The Child I Carried Into the Tide
"I am made of all the things I did not say."
— Nayyirah Waheed
My greatest fear has always been drowning. Not just the literal kind—though the thought of water closing over my head sends my heart racing—but the emotional surrender, the waves that pull you under when you least expect it. Today was one of those days. The tide came fast, heavy with memories I thought I’d buried, and I felt the familiar churn of chaos beneath my ribs. I’ve lived most of my life in extremes—complete peace or complete chaos, with little in between. For years, I thought I’d found a middle ground, a quiet gray, but I see now it was just internal chaos wearing a mask. Outwardly, everything was in order: a tidy life, a steady smile. No one knew I was breaking. But the lie you tell yourself eventually becomes too heavy to carry, and the waves don’t ask permission before they rise.
I used to avoid the water altogether. I’d stay on land, inside, where the world couldn’t touch me—where I didn’t have to feel the salt sting of too much. But avoidance is its own kind of drowning, a slow suffocation under the weight of all the things I didn’t say. I’ve learned, over time, that I trust no one to save me but myself. So I taught myself to swim, to face the tide when it comes. And lately, the tide has been carrying something new: pieces of my past, fragments of the child I used to be, washing up on the shore of my present.
I’ve been searching for her these past several months, trying to remember what it felt like to be wide-eyed and unafraid. My body is changing now—more fragile, etched with the ache of time. My eyes tell stories I didn’t choose to share, their creases humming an old song of years I can’t take back. But she’s still there, that child, tucked beneath the surface. She still gets giddy over cereal boxes with bright colors, still talks to squirrels in the park and imagines their reply, still believes in a world that’s softer, safer than the one I’ve come to know. I see her in the way I linger over glitter nail polish at the drugstore, in the way I smile at the first crisp day of autumn, in the stuffed animals I keep on my shelf, lined up like an audience waiting for a story.

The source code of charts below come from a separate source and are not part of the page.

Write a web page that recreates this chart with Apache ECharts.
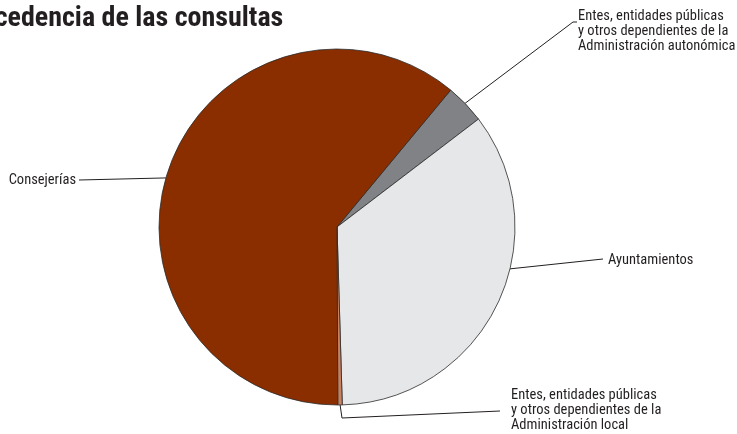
<!DOCTYPE html>
<html>
<head>
<meta charset="utf-8">
<script src="https://cdn.jsdelivr.net/npm/echarts@6/dist/echarts.min.js"></script>
<style>
  html, body { margin: 0; padding: 0; background: #fff; }
  #main { width: 737px; height: 434px; }
</style>
</head>
<body>
<div id="main"></div>
<script>
// datos
var categorias = [
	"Entes, entidades públicas\ny otros dependientes de la\nAdministración autonómica",
	"Ayuntamientos",
	"Entes, entidades públicas\ny otros dependientes de la\nAdministración local",
	"Consejerías"
];
var porcentajes = [3.6, 34.9, 0.4, 61.1];
var colores = ["#808285", "#e6e7e8", "#c98260", "#8a2e00"];

var FONT = "'Roboto Condensed', 'Liberation Sans', sans-serif";
var centro = [337, 227];
var radio = 178;

// posicion de cada etiqueta y su linea (angulo de anclaje en grados desde arriba)
var etiquetas = [
	{ x: 578, y: 9, align: "left", va: "top", ang: 46, codo: [573, 22], fin: [577, 22] },
	{ x: 608, y: 260, align: "left", va: "middle", ang: 103.6, codo: null, fin: [603, 259] },
	{ x: 511, y: 388, align: "left", va: "top", ang: 179, codo: [342, 418], fin: [500, 411] },
	{ x: 76, y: 180, align: "right", va: "middle", ang: 286, codo: null, fin: [79, 180] }
];

function borde(ang) {
	var a = ang * Math.PI / 180;
	return [centro[0] + radio * Math.sin(a), centro[1] - radio * Math.cos(a)];
}

var myChart = echarts.init(document.getElementById("main"));

var datos = [];
for (var i = 0; i < categorias.length; i++) {
	datos.push({ name: categorias[i], value: porcentajes[i], itemStyle: { color: colores[i] } });
}

var option = {
	animation: false,
	title: {
		text: "Procedencia de las consultas",
		left: -49,
		top: 0,
		textStyle: { fontFamily: FONT, fontWeight: "bold", fontSize: 28, color: "#231f20" }
	},
	series: [{
		type: "pie",
		center: centro,
		radius: radio,
		startAngle: 50.3,
		clockwise: true,
		avoidLabelOverlap: false,
		itemStyle: { borderColor: "#2b2b2b", borderWidth: 0.8 },
		label: {
			show: true,
			position: "outside",
			fontFamily: FONT,
			fontSize: 14.5,
			lineHeight: 15,
			color: "#231f20"
		},
		labelLine: { show: true, lineStyle: { color: "#231f20", width: 1 } },
		labelLayout: function (params) {
			var e = etiquetas[params.dataIndex];
			var pts = [borde(e.ang)];
			if (e.codo) pts.push(e.codo);
			pts.push(e.fin);
			if (pts.length === 2) pts.push(e.fin);
			return { x: e.x, y: e.y, align: e.align, verticalAlign: e.va, labelLinePoints: pts };
		},
		emphasis: { disabled: true },
		data: datos
	}]
};

myChart.setOption(option);
</script>
</body>
</html>
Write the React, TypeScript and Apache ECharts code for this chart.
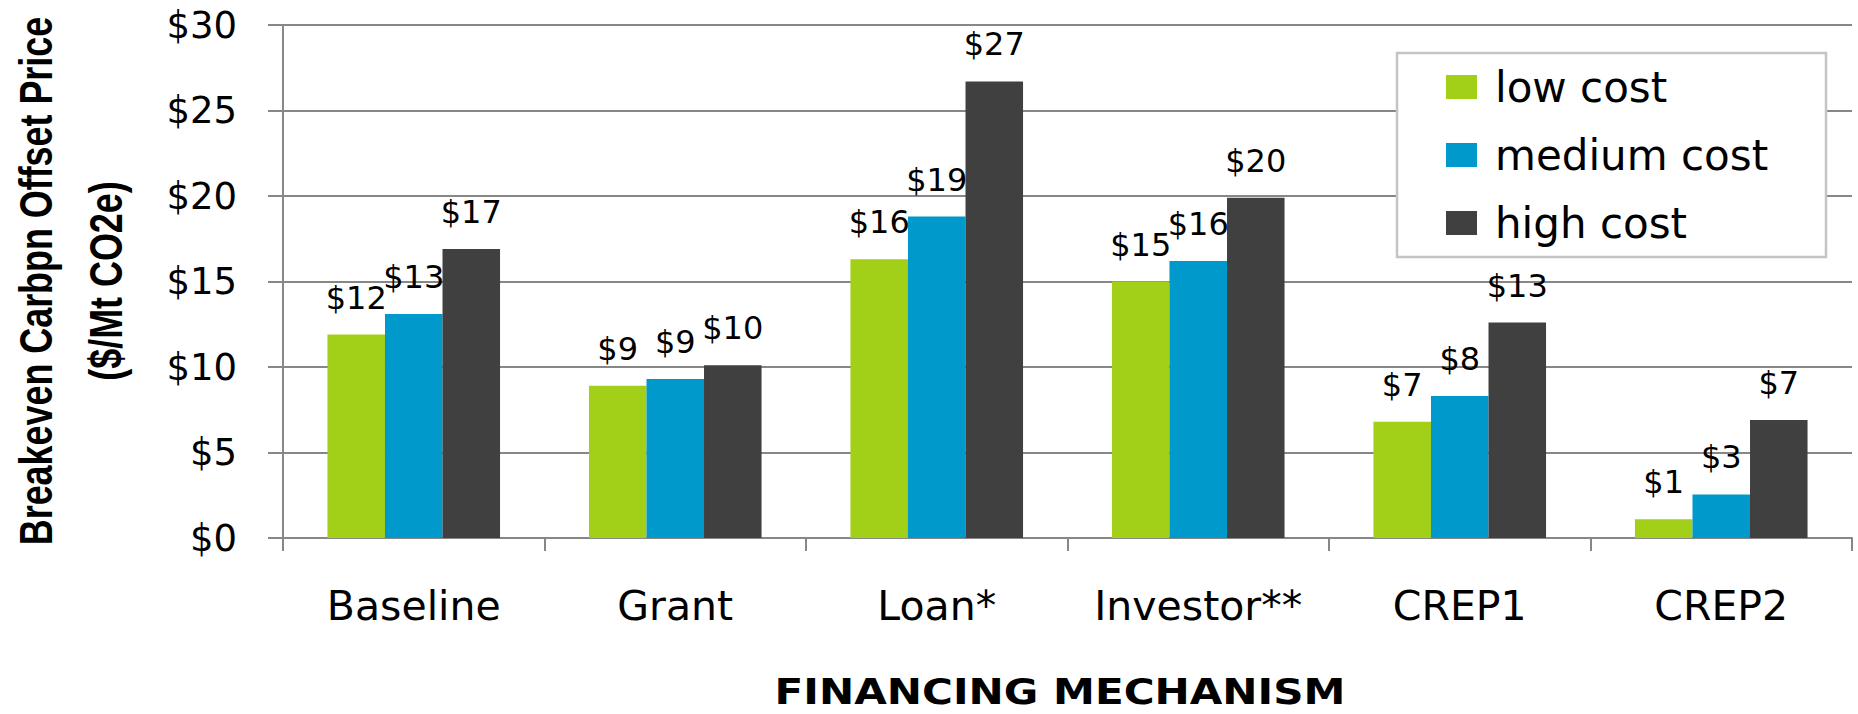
import React, { useEffect, useRef } from "react";
import * as echarts from "echarts";

const categories = ["Baseline", "Grant", "Loan*", "Investor**", "CREP1", "CREP2"];
const lowCost = [11.9, 8.9, 16.3, 15.0, 6.8, 1.1];
const mediumCost = [13.1, 9.3, 18.8, 16.2, 8.3, 2.55];
const highCost = [16.9, 10.1, 26.7, 19.9, 12.6, 6.9];
const seriesNames = ["low cost", "medium cost", "high cost"];
const colors = ["#a2cf17", "#0099cc", "#404040"];
const yTitle1 = "Breakeven Carbpn Offset Price";
const yTitle2 = "($/Mt CO2e)";
const xTitle = "FINANCING MECHANISM";

export default function App() {
  const ref = useRef<HTMLDivElement>(null);
  useEffect(() => {
    document.body.style.margin = "0";
    const chart = echarts.init(ref.current!, null, { renderer: "svg" });
    const gray = "#878787";
    const labelOpt = {
      show: true,
      position: "top",
      distance: 21,
      color: "#000",
      fontFamily: "DejaVu Sans",
      fontSize: 32,
      formatter: (p: any) => "$" + Math.round(p.value),
    };
    const datasets = [lowCost, mediumCost, highCost];
    chart.setOption({
      animation: false,
      backgroundColor: "#fff",
      grid: { left: 283, right: 6, top: 25, bottom: 176, containLabel: false },
      xAxis: {
        type: "category",
        data: categories,
        axisLine: { lineStyle: { color: gray, width: 2 } },
        axisTick: { show: true, interval: 0, length: 13, lineStyle: { color: gray, width: 2 } },
        axisLabel: {
          interval: 0,
          hideOverlap: false,
          color: "#000",
          fontFamily: "DejaVu Sans",
          fontSize: 41,
          margin: 47,
        },
      },
      yAxis: {
        type: "value",
        min: 0,
        max: 30,
        interval: 5,
        axisLine: { show: true, lineStyle: { color: gray, width: 2 } },
        axisTick: { show: true, length: 15, lineStyle: { color: gray, width: 2 } },
        splitLine: { show: true, lineStyle: { color: gray, width: 1.8 } },
        axisLabel: {
          color: "#000",
          fontFamily: "DejaVu Sans",
          fontSize: 37,
          margin: 46,
          formatter: (v: number) => "$" + v,
        },
      },
      legend: {
        orient: "vertical",
        left: 1446,
        top: 63,
        padding: 0,
        itemWidth: 31,
        itemHeight: 24,
        itemGap: 20,
        z: 5,
        data: seriesNames.map((n) => ({ name: n, icon: "rect" })),
        textStyle: {
          color: "#000",
          fontFamily: "DejaVu Sans",
          fontSize: 42,
          lineHeight: 48,
          padding: [0, 0, 0, 13],
        },
      },
      graphic: [
        {
          type: "rect",
          z: 3,
          shape: { x: 1397, y: 53, width: 429, height: 204 },
          style: { fill: "#fff", stroke: "#c4c4c4", lineWidth: 2.5 },
        },
        {
          type: "text",
          x: 36,
          y: 281,
          rotation: Math.PI / 2,
          scaleX: 0.78,
          style: {
            text: yTitle1,
            fill: "#000",
            font: "bold 46px 'Liberation Sans', Arial, sans-serif",
            textAlign: "center",
            textVerticalAlign: "middle",
          },
        },
        {
          type: "text",
          x: 106,
          y: 281,
          rotation: Math.PI / 2,
          scaleX: 0.78,
          style: {
            text: yTitle2,
            fill: "#000",
            font: "bold 46px 'Liberation Sans', Arial, sans-serif",
            textAlign: "center",
            textVerticalAlign: "middle",
          },
        },
        {
          type: "text",
          x: 1060,
          y: 692,
          scaleX: 1.17,
          style: {
            text: xTitle,
            fill: "#000",
            font: "bold 36px 'DejaVu Sans', sans-serif",
            textAlign: "center",
            textVerticalAlign: "middle",
          },
        },
      ],
      series: seriesNames.map((name, i) => ({
        name,
        type: "bar",
        data: datasets[i],
        barGap: "0%",
        barCategoryGap: "34%",
        itemStyle: { color: colors[i] },
        label: labelOpt,
      })),
    });
    return () => chart.dispose();
  }, []);
  return (
    <div
      ref={ref}
      style={{ position: "absolute", left: 0, top: 0, width: 1858, height: 714 }}
    />
  );
}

She’s why the waves hit harder now. There’s more to protect. I’ve become her keeper—not to erase what’s happened, but to witness her, to let her know I haven’t forgotten. I let her speak when I’m brave enough. I let her pick the movie on a quiet Friday night, something animated and bright. I let her take the walk through the park, kicking leaves with abandon. I let her cry when the world feels too sharp, when the weight of it all—too many expectations, too many losses—threatens to swallow us both. I’ve always felt things deeply, my heart a pendulum swinging between joy and ache, leaving little room for stillness.
In those moments of surrender, I feel the waves settle. Not because the ocean changes—it never does—but because I’ve stopped fighting the tide. I used to think I needed a lifeboat, someone else to pull me to the surface. I spent years searching for a harbor in others, hoping they’d hold the magic I craved, only to realize I was the one carrying it all along. The glitter, the autumn, the stories—they were mine to keep, mine to give. I was the one who made the ordinary shimmer, who turned chaos into something worth remembering.
Now, I build my life with softer edges, choosing the light, the pace, the people who feel like home. I don’t say yes unless I mean it. I don’t reach for every open door just because it’s there. I’ve learned to swim not to escape the tide, but to carry her through it—the child I was, the child I still am. She doesn’t need me to save her. She just needs me to see her, to hold space for her laughter and her tears. And in that act, I find a quiet alchemy: the unsaid things I’ve carried become a song, a melody of waves that no longer scare me. I am made of them, yes, but I am also made of her—of the child I carried into the tide, and the woman who learned to let her breathe.